**** Data provided

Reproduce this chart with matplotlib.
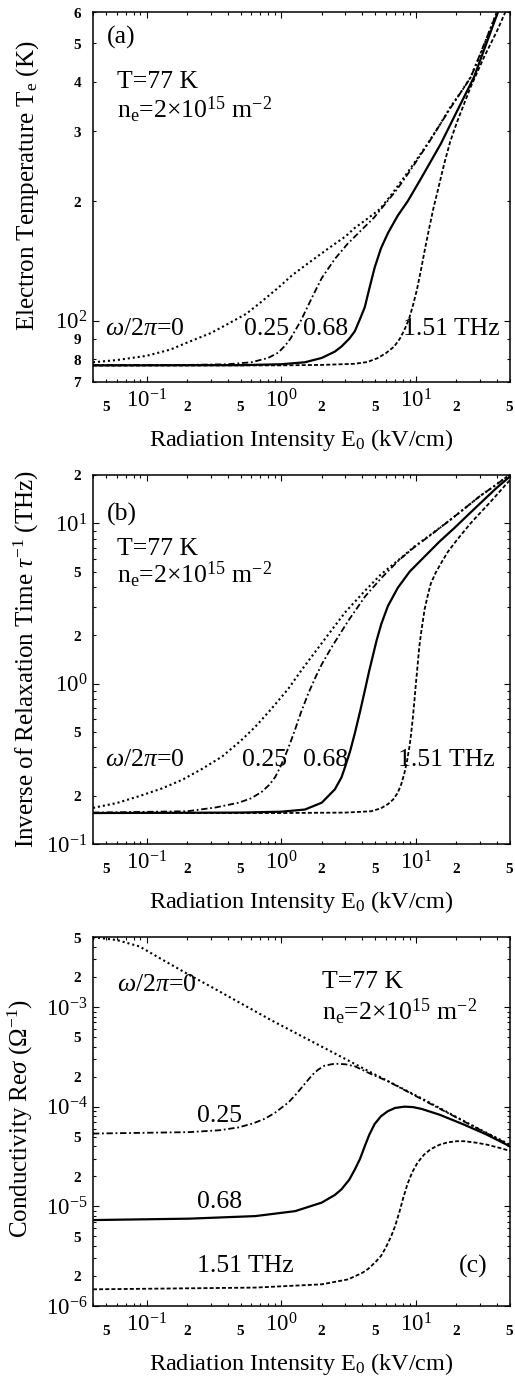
import matplotlib

matplotlib.use("Agg")

import numpy as np
import matplotlib.pyplot as plt
from matplotlib.ticker import LogLocator, FuncFormatter

plt.rcParams["font.family"] = ["Liberation Serif", "DejaVu Serif"]
plt.rcParams["mathtext.fontset"] = "custom"
plt.rcParams["mathtext.rm"] = "Liberation Serif"
plt.rcParams["mathtext.it"] = "Liberation Serif:italic"
plt.rcParams["mathtext.bf"] = "Liberation Serif:bold"

# ---- panel (a): electron temperature (K) vs E0 (kV/cm)
a_w0_E = [0.04, 0.06, 0.1, 0.15, 0.2, 0.3, 0.4, 0.55, 0.7, 0.95, 1.2, 1.7, 2.3, 3.0, 3.5, 4.3, 5.4, 6.6,
          8.2, 10, 12.2, 15, 18, 21.5, 25.5, 31, 37.9, 46]
a_w0_T = [78.5, 79.5, 81.5, 84.5, 88, 93, 98, 104, 111, 121, 130, 142, 153, 163, 171, 180, 191, 208,
          230, 253, 279, 311, 345, 376, 411, 480, 573, 680]
a_w25_E = [0.04, 0.2, 0.4, 0.6, 0.8, 0.95, 1.07, 1.17, 1.27, 1.4, 1.5, 1.75, 2.0, 2.5, 3.1, 4.0, 4.9, 6.0,
           7.3, 9, 12.2, 18, 25.5, 37.9, 46]
a_w25_T = [77.2, 77.3, 77.6, 78.5, 80.5, 83, 86.5, 90, 94.4, 100, 105, 117, 128, 143, 156, 170, 182, 198,
           215, 238, 278, 343, 410, 572, 680]
a_w68_E = [0.04, 0.5, 1.0, 1.5, 2.0, 2.5, 2.8, 3.2, 3.52, 3.85, 4.17, 4.5, 4.94, 5.5, 6.19, 7.34, 8.7,
           10.9, 15.3, 20, 27, 40.2, 46]
a_w68_T = [77.1, 77.2, 77.6, 78.5, 80.5, 83.5, 86, 90, 94, 101, 108, 120, 136, 152, 166, 184, 200,
           228, 279, 335, 411, 593, 680]
a_w151_E = [0.04, 1, 2, 3.5, 4.35, 5.2, 6.0, 6.9, 7.6, 8.2, 8.9, 9.5, 10.2, 10.9, 11.7, 12.6, 13.5, 14.5,
            16.2, 18, 20.3, 25.5, 32, 40.2, 46.2, 52]
a_w151_T = [77.0, 77.1, 77.3, 77.8, 78.6, 80.4, 82.8, 86, 90, 94.6, 101, 109, 120, 134, 152, 172, 192, 212,
            248, 283, 318, 388, 461, 539, 600, 680]

# ---- panel (b): inverse relaxation time (THz)
b_w0_E = [0.04, 0.06, 0.0885, 0.13, 0.185, 0.26, 0.364, 0.5, 0.643, 0.85, 1.13, 1.4, 1.78, 2.36, 3.0,
          4.17, 5.5, 7.34, 9.75, 12.9, 18, 22.8, 30, 38, 45, 50]
b_w0_R = [0.168, 0.18, 0.199, 0.222, 0.252, 0.295, 0.351, 0.44, 0.539, 0.7, 0.93, 1.2, 1.57, 2.15, 2.8,
          3.78, 4.8, 5.85, 7.15, 8.5, 10.5, 12.3, 14.8, 17.0, 18.9, 20.1]
b_w25_E = [0.04, 0.2, 0.326, 0.484, 0.6, 0.719, 0.82, 0.903, 0.98, 1.07, 1.17, 1.27, 1.4, 1.59, 1.8, 2.0,
           2.36, 3.14, 4.2, 5.53, 7.5, 9.75, 12.9, 18, 22.8, 30, 38, 45, 50]
b_w25_R = [0.157, 0.16, 0.169, 0.181, 0.193, 0.212, 0.235, 0.262, 0.3, 0.355, 0.43, 0.52, 0.66, 0.87, 1.1,
           1.32, 1.68, 2.46, 3.5, 4.55, 5.9, 7.1, 8.45, 10.5, 12.3, 14.8, 17.0, 18.9, 20.1]
b_w68_E = [0.04, 0.5, 1.0, 1.5, 2.0, 2.5, 2.8, 2.97, 3.25, 3.52, 3.85, 4.17, 4.5, 4.8, 5.1, 5.53, 6.2,
           7.34, 9, 11.6, 15, 19.2, 25, 32, 40, 46.2, 50]
b_w68_R = [0.156, 0.157, 0.159, 0.164, 0.181, 0.219, 0.26, 0.3, 0.38, 0.49, 0.67, 0.9, 1.2, 1.5, 1.85,
           2.35, 3.05, 3.96, 5.0, 6.2, 7.7, 9.3, 11.5, 14.0, 16.7, 18.5, 19.6]
b_w151_E = [0.04, 1.0, 3.0, 4.66, 5.5, 6.19, 6.8, 7.34, 7.8, 8.22, 8.6, 8.96, 9.2, 9.47, 9.75, 10.0, 10.3,
            10.6, 11.0, 11.6, 12.3, 12.9, 14, 15.5, 17.2, 20, 25.5, 30, 35.8, 42, 46.2, 50]
b_w151_R = [0.156, 0.156, 0.157, 0.160, 0.167, 0.177, 0.19, 0.209, 0.237, 0.277, 0.33, 0.405, 0.48, 0.6,
            0.78, 1.0, 1.3, 1.7, 2.15, 2.9, 3.6, 4.2, 4.9, 5.7, 6.6, 7.8, 10.0, 11.6, 13.6, 15.8, 17.3, 18.6]

# ---- panel (c): conductivity Re sigma (1/Ohm)
c_w0_E = [0.04, 0.06, 0.0885, 0.13, 0.207, 0.3, 0.43, 0.853, 2.0, 4.66, 10.9, 25.5, 50]
c_w0_S = [5.0e-3, 4.7e-3, 4.05e-3, 3.0e-3, 2.1e-3, 1.6e-3, 1.22e-3, 7.3e-4, 4.0e-4, 2.2e-4, 1.22e-4,
          6.6e-5, 4.15e-5]
c_w25_E = [0.04, 0.207, 0.35, 0.484, 0.62, 0.762, 0.9, 1.0, 1.13, 1.3, 1.5, 1.7, 1.88, 2.1, 2.5, 3.0,
           3.52, 4.66, 6.19, 10.9, 25.5, 50]
c_w25_S = [5.37e-5, 5.55e-5, 5.8e-5, 6.2e-5, 6.8e-5, 7.6e-5, 8.7e-5, 9.7e-5, 1.1e-4, 1.35e-4, 1.7e-4,
           2.08e-4, 2.35e-4, 2.58e-4, 2.7e-4, 2.66e-4, 2.54e-4, 2.12e-4, 1.8e-4, 1.2e-4, 6.55e-5, 4.1e-5]
c_w68_E = [0.04, 0.207, 0.643, 1.27, 2.0, 2.5, 2.8, 3.2, 3.52, 3.85, 4.17, 4.5, 4.94, 5.5, 6.19, 7.0,
           8.22, 9.5, 11, 15, 22.8, 33, 50]
c_w68_S = [7.28e-6, 7.52e-6, 7.98e-6, 8.95e-6, 1.09e-5, 1.3e-5, 1.48e-5, 1.85e-5, 2.34e-5, 3.0e-5, 4.0e-5,
           5.2e-5, 6.7e-5, 8.0e-5, 9.0e-5, 9.7e-5, 1.0e-4, 9.9e-5, 9.5e-5, 8.3e-5, 6.6e-5, 5.3e-5, 4.0e-5]
c_w151_E = [0.04, 0.643, 2.0, 3.14, 4.0, 4.41, 5.0, 5.53, 6.0, 6.55, 7.0, 7.55, 8.1, 8.7, 9.4, 10.3,
            11.5, 12.9, 15, 17.2, 20, 22.8, 28, 33.9, 42, 50]
c_w151_S = [1.47e-6, 1.53e-6, 1.65e-6, 1.85e-6, 2.15e-6, 2.35e-6, 2.75e-6, 3.2e-6, 3.9e-6, 5.0e-6, 6.3e-6,
            8.8e-6, 1.25e-5, 1.7e-5, 2.2e-5, 2.75e-5, 3.3e-5, 3.75e-5, 4.15e-5, 4.38e-5, 4.5e-5, 4.5e-5,
            4.35e-5, 4.15e-5, 3.85e-5, 3.6e-5]

x_limits = (0.04, 50)
freq_labels = [r"$\omega/2\pi$=0", "0.25", "0.68", "1.51 THz"]

styles = [
    dict(color="black", lw=1.5, linestyle=(0, (1.0, 1.4))),
    dict(color="black", lw=1.3, linestyle=(0, (3.5, 1.5, 1.0, 1.5))),
    dict(color="black", lw=1.6, linestyle="-"),
    dict(color="black", lw=1.3, linestyle=(0, (2.2, 1.2))),
]

W, H = 515, 1376
fig = plt.figure(figsize=(W / 100, H / 100), dpi=100)


def minor_formatter(keep):
    def fmt(v, pos):
        exp = np.floor(np.log10(v) + 1e-9)
        m = int(round(v / 10 ** exp))
        return r"$\mathbf{%d}$" % m if m in keep else ""
    return FuncFormatter(fmt)


def major_fmt(v, pos):
    return r"$10^{\mathregular{%d}}$" % int(round(np.log10(v)))


def style_axis(ax, ylim, ykeep):
    ax.set_xscale("log")
    ax.set_yscale("log")
    ax.set_xlim(*x_limits)
    ax.set_ylim(*ylim)
    for axis, keep in ((ax.xaxis, (2, 5)), (ax.yaxis, ykeep)):
        axis.set_major_locator(LogLocator(base=10, numticks=20))
        axis.set_minor_locator(LogLocator(base=10, subs=np.arange(2, 10), numticks=100))
        axis.set_major_formatter(FuncFormatter(major_fmt))
        axis.set_minor_formatter(minor_formatter(keep))
    ax.tick_params(which="both", direction="in", top=True, right=True, width=0.8)
    ax.tick_params(which="major", length=4.5, labelsize=16.5)
    ax.tick_params(which="minor", length=2.5, labelsize=11)
    ax.tick_params(axis="x", which="major", pad=5)
    ax.tick_params(axis="x", which="minor", pad=13)
    ax.tick_params(axis="y", which="major", pad=4)
    ax.tick_params(axis="y", which="minor", pad=8)
    for s in ax.spines.values():
        s.set_linewidth(1.1)
    ax.set_xlabel(r"Radiation Intensity E$_0$ (kV/cm)", fontsize=17.5)
    ax.xaxis.set_label_coords(0.5, -0.122)


def frac(px_left, px_bottom, px_w, px_h):
    return [px_left / W, 1 - px_bottom / H, px_w / W, px_h / H]


ax_a = fig.add_axes(frac(93, 382, 417, 370))
ax_b = fig.add_axes(frac(93, 844, 417, 369))
ax_c = fig.add_axes(frac(93, 1306, 417, 368.7))

# panel (a)
for E, T, st in zip([a_w0_E, a_w25_E, a_w68_E, a_w151_E], [a_w0_T, a_w25_T, a_w68_T, a_w151_T], styles):
    ax_a.plot(E, T, **st)
style_axis(ax_a, (70, 600), (2, 3, 4, 5, 6, 7, 8, 9))
ax_a.set_ylabel(r"Electron Temperature T$_\mathrm{e}$ (K)", fontsize=18)
ax_a.yaxis.set_label_coords(-0.125, 0.53)

# panel (b)
for E, R, st in zip([b_w0_E, b_w25_E, b_w68_E, b_w151_E], [b_w0_R, b_w25_R, b_w68_R, b_w151_R], styles):
    ax_b.plot(E, R, **st)
style_axis(ax_b, (0.1, 20), (2, 5))
ax_b.set_ylabel(r"Inverse of Relaxation Time $\tau^{\mathregular{-1}}$ (THz)", fontsize=18)
ax_b.yaxis.set_label_coords(-0.125, 0.5)

# panel (c)
for E, S, st in zip([c_w0_E, c_w25_E, c_w68_E, c_w151_E], [c_w0_S, c_w25_S, c_w68_S, c_w151_S], styles):
    ax_c.plot(E, S, **st)
style_axis(ax_c, (1e-6, 5e-3), (2, 5))
ax_c.set_ylabel(r"Conductivity Re$\sigma$ ($\Omega^{\mathregular{-1}}$)", fontsize=18)
ax_c.yaxis.set_label_coords(-0.14, 0.507)

fs = 18.5
cond1 = "T=77 K"
cond2 = r"n$_\mathrm{e}$=2$\times$10$^{15}$ m$^{\mathregular{-2}}$"

for ax, tag, ty, ny, gy in ((ax_a, "(a)", 0.932, 0.81, 0.735), (ax_b, "(b)", 0.894, 0.80, 0.729)):
    kw = dict(transform=ax.transAxes, va="center", fontsize=fs)
    ax.text(0.034, ty, tag, **kw)
    ax.text(0.058, ny, cond1, **kw)
    ax.text(0.058, gy, cond2, **kw)

for ax, ly, xs in ((ax_a, 0.143, (0.029, 0.362, 0.504, 0.743)), (ax_b, 0.228, (0.029, 0.357, 0.504, 0.731))):
    for x, lab in zip(xs, freq_labels):
        ax.text(x, ly, lab, transform=ax.transAxes, va="center", fontsize=fs)

kw = dict(transform=ax_c.transAxes, va="center", fontsize=fs)
ax_c.text(0.058, 0.87, freq_labels[0], **kw)
ax_c.text(0.249, 0.515, freq_labels[1], **kw)
ax_c.text(0.249, 0.282, freq_labels[2], **kw)
ax_c.text(0.249, 0.108, freq_labels[3], **kw)
ax_c.text(0.548, 0.879, cond1, **kw)
ax_c.text(0.548, 0.797, cond2, **kw)
ax_c.text(0.947, 0.108, "(c)", ha="right", **kw)

fig.savefig("out.png", dpi=100)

********

* **Task directions**: Your task is to restate word for word the lines from the top of the data to the line containing "248, 283, 318, 388, 461, 539, 600, 680]", both ends included, with every picture left out.

* **Response**:
Reproduce this chart with matplotlib.
import matplotlib

matplotlib.use("Agg")

import numpy as np
import matplotlib.pyplot as plt
from matplotlib.ticker import LogLocator, FuncFormatter

plt.rcParams["font.family"] = ["Liberation Serif", "DejaVu Serif"]
plt.rcParams["mathtext.fontset"] = "custom"
plt.rcParams["mathtext.rm"] = "Liberation Serif"
plt.rcParams["mathtext.it"] = "Liberation Serif:italic"
plt.rcParams["mathtext.bf"] = "Liberation Serif:bold"

# ---- panel (a): electron temperature (K) vs E0 (kV/cm)
a_w0_E = [0.04, 0.06, 0.1, 0.15, 0.2, 0.3, 0.4, 0.55, 0.7, 0.95, 1.2, 1.7, 2.3, 3.0, 3.5, 4.3, 5.4, 6.6,
          8.2, 10, 12.2, 15, 18, 21.5, 25.5, 31, 37.9, 46]
a_w0_T = [78.5, 79.5, 81.5, 84.5, 88, 93, 98, 104, 111, 121, 130, 142, 153, 163, 171, 180, 191, 208,
          230, 253, 279, 311, 345, 376, 411, 480, 573, 680]
a_w25_E = [0.04, 0.2, 0.4, 0.6, 0.8, 0.95, 1.07, 1.17, 1.27, 1.4, 1.5, 1.75, 2.0, 2.5, 3.1, 4.0, 4.9, 6.0,
           7.3, 9, 12.2, 18, 25.5, 37.9, 46]
a_w25_T = [77.2, 77.3, 77.6, 78.5, 80.5, 83, 86.5, 90, 94.4, 100, 105, 117, 128, 143, 156, 170, 182, 198,
           215, 238, 278, 343, 410, 572, 680]
a_w68_E = [0.04, 0.5, 1.0, 1.5, 2.0, 2.5, 2.8, 3.2, 3.52, 3.85, 4.17, 4.5, 4.94, 5.5, 6.19, 7.34, 8.7,
           10.9, 15.3, 20, 27, 40.2, 46]
a_w68_T = [77.1, 77.2, 77.6, 78.5, 80.5, 83.5, 86, 90, 94, 101, 108, 120, 136, 152, 166, 184, 200,
           228, 279, 335, 411, 593, 680]
a_w151_E = [0.04, 1, 2, 3.5, 4.35, 5.2, 6.0, 6.9, 7.6, 8.2, 8.9, 9.5, 10.2, 10.9, 11.7, 12.6, 13.5, 14.5,
            16.2, 18, 20.3, 25.5, 32, 40.2, 46.2, 52]
a_w151_T = [77.0, 77.1, 77.3, 77.8, 78.6, 80.4, 82.8, 86, 90, 94.6, 101, 109, 120, 134, 152, 172, 192, 212,
            248, 283, 318, 388, 461, 539, 600, 680]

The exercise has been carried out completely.